• WRITTEN EXERCISE
Leave the pictures out and quote every line from the start of the listing to the line with "c, count: students[i]", inclusive.

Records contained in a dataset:

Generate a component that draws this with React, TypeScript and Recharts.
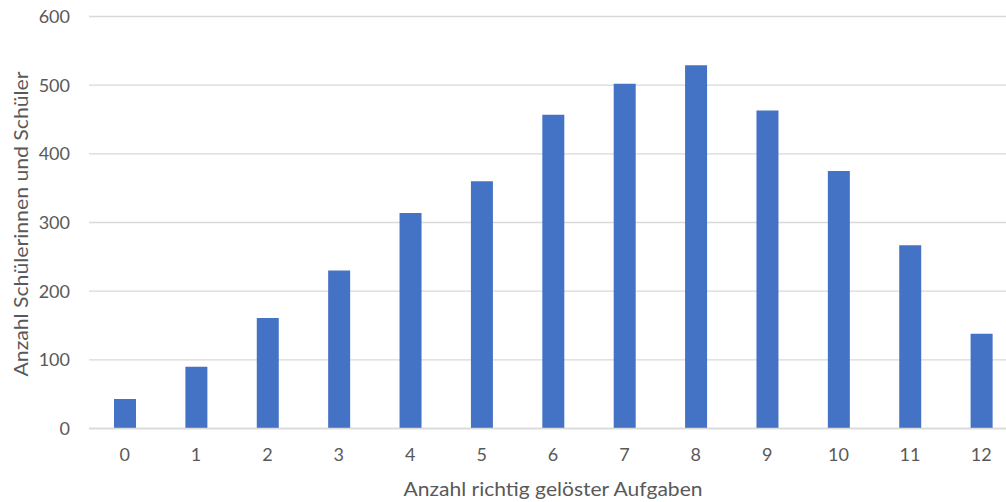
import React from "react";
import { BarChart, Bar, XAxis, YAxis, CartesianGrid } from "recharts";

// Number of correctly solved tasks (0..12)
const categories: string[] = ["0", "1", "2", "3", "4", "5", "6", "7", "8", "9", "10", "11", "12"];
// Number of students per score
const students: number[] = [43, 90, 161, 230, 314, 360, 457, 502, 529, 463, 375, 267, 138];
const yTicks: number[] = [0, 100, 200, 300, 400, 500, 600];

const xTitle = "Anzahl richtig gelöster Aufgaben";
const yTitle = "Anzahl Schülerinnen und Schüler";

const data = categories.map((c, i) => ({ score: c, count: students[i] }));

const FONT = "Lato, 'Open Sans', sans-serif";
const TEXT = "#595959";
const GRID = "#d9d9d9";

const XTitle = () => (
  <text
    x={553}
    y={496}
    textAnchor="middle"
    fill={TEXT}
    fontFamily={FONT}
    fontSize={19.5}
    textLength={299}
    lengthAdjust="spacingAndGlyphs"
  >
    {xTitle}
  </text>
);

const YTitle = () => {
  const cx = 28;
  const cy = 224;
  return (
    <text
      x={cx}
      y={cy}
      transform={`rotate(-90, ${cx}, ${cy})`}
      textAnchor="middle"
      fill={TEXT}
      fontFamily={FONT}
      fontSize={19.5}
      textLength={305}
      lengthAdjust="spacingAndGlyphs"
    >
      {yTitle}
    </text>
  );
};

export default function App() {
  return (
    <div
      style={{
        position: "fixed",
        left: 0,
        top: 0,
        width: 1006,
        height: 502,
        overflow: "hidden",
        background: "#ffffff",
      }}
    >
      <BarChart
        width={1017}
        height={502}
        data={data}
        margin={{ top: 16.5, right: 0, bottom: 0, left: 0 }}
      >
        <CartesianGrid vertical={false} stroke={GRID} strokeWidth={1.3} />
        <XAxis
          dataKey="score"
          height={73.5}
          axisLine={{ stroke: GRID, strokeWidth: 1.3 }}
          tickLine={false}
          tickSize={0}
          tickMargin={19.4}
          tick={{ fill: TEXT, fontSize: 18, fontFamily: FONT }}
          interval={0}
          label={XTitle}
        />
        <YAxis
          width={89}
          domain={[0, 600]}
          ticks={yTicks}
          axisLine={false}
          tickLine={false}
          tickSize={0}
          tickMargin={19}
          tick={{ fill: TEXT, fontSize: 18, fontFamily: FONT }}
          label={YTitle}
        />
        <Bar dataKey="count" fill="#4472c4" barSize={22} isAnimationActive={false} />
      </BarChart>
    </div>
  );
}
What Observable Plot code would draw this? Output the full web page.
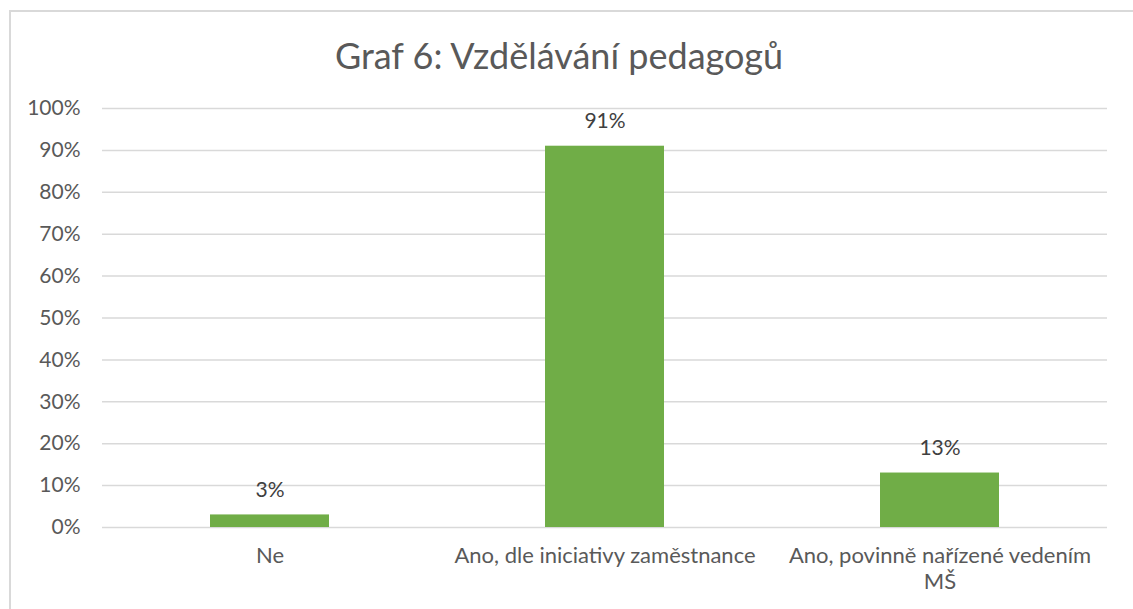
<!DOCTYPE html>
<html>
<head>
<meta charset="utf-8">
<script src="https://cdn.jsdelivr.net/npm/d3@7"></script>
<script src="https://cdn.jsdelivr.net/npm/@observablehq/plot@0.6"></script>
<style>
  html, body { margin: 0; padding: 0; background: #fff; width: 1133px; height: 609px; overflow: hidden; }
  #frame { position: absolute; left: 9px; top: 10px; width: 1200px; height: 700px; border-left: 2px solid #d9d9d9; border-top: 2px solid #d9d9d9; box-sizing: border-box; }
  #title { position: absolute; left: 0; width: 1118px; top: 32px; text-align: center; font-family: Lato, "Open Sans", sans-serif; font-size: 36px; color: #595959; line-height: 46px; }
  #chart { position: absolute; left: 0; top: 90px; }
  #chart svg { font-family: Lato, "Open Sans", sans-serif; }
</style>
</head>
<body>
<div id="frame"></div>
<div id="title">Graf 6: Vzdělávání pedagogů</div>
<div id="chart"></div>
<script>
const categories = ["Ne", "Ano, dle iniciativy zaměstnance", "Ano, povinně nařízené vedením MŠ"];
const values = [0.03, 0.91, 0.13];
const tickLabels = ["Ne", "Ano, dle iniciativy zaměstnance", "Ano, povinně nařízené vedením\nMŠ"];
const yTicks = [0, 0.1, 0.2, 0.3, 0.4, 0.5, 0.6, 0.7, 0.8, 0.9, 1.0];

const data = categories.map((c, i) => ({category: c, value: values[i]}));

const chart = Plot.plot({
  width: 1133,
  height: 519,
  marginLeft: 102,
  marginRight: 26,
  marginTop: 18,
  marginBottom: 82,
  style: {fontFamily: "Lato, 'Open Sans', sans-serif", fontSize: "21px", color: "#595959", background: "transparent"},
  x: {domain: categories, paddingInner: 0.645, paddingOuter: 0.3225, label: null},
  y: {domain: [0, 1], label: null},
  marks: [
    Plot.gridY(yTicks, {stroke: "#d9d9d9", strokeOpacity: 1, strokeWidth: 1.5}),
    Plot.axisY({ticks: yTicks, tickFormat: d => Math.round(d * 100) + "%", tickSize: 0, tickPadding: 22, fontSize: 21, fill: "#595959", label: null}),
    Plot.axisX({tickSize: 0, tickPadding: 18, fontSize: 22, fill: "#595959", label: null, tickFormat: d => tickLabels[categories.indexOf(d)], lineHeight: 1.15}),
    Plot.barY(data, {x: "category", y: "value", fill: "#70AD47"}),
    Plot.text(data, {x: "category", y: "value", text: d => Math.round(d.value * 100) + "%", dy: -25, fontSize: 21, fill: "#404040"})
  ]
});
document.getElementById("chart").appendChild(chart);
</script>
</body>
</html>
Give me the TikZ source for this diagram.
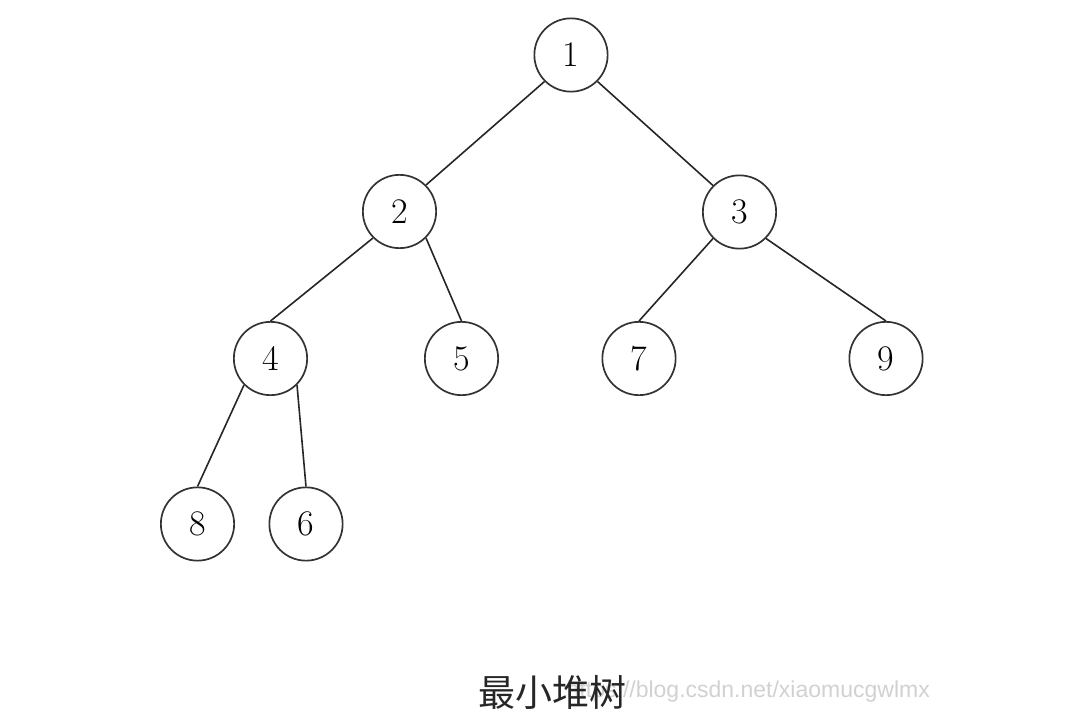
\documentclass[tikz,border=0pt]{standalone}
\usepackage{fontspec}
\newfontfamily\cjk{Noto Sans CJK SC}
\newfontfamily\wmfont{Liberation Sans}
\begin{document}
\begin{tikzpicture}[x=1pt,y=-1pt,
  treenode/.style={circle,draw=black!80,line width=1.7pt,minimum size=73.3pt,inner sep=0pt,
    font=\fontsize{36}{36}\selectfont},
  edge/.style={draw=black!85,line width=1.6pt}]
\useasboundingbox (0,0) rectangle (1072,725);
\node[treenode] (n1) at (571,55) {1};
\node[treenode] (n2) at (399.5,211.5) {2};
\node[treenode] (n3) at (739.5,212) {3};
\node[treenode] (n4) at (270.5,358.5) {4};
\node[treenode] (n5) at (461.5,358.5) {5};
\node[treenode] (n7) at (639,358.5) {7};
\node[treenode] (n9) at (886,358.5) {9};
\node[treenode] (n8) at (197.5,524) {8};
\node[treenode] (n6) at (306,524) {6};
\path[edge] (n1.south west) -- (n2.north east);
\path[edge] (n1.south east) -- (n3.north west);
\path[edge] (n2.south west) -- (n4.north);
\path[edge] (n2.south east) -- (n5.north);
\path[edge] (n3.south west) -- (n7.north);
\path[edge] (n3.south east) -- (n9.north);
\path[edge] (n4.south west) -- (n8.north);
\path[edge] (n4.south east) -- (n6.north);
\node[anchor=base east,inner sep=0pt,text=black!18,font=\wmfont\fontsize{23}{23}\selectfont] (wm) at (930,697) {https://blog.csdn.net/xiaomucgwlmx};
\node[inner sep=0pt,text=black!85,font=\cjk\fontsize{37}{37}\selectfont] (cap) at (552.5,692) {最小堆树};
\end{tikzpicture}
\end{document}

• EXERCISE OUTPUT
Generate a component that draws this with React, TypeScript and Recharts.
import React from "react";
import { BarChart, Bar, XAxis, YAxis, CartesianGrid } from "recharts";

// Number of correctly solved tasks (0..12)
const categories: string[] = ["0", "1", "2", "3", "4", "5", "6", "7", "8", "9", "10", "11", "12"];
// Number of students per score
const students: number[] = [43, 90, 161, 230, 314, 360, 457, 502, 529, 463, 375, 267, 138];
const yTicks: number[] = [0, 100, 200, 300, 400, 500, 600];

const xTitle = "Anzahl richtig gelöster Aufgaben";
const yTitle = "Anzahl Schülerinnen und Schüler";

const data = categories.map((c, i) => ({ score: c, count: students[i] }));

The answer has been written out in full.